The analysis comes amid ballot initiatives proposed by activists to give local governments authority to regulate hydraulic fracturing. Known as fracking, the drilling technique involves pumping fluid into a drilled hole to extract oil and gas from shale formations thousands of feet underground.
“Since its inception in September 2013, the group has been plastering Colorado’s airwaves, public buses and mailboxes with paid advertising,” says a blog post on the center’s website. “But until now, Coloradans have had no sense of just how much money the group is spending on this massive public relations campaign.”
The center’s figure does not include spending on online advertising and ads on buses.
Coloradans for Responsible Energy Development has sought to educate Colorado residents about fracking through the radio and TV advertisements because people get their information through such media, spokesman Jon Haubert said. Anadarko Petroleum Corp. (NYSE: APC) and Noble Energy Inc. (NYSE: NBL), two of the largest oil and gas companies in Weld County that supported increased statewide emissions regulations, fund the organization.

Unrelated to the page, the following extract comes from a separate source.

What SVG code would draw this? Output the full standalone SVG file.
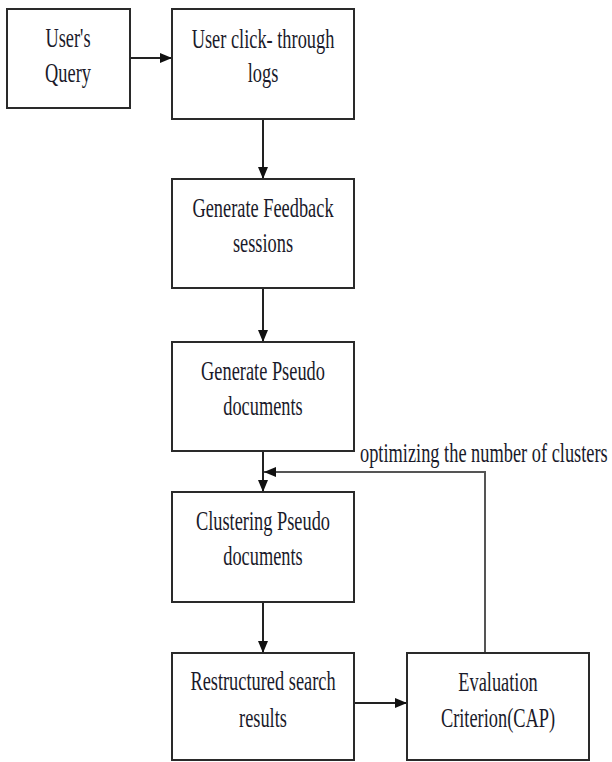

“We have been open and transparent about who we are, our mission to educate Coloradans and who is funding our efforts,” he said. “Since the beginning, we’ve acknowledged the oil and natural gas industry needed to do a better job at explaining what fracking is – and most importantly — what it isn’t.”
Haubert said it’s not surprising that the organization has spent money on “setting the record straight.” He noted that opponents of fracking also have spent money to “aggressively spread misinformation about fracking.”
In addition to the $2.4 million in advertisement between October and March, Coloradans for Responsible Energy Development has bought $586,000 in advertising through June, according to the center.
The center does not support a ban on fracking, but rather strong regulations on industry and protections for human health and the environment, said Jessica Goad, advocacy director for the center.
“We wanted to look behind the curtain a little bit to see what exactly this PR campaign was costing the industry so far,” she said. “We tried to get a comprehensive look at what they were spending, but weren’t able to do that since we can only track their TV and radio spending.”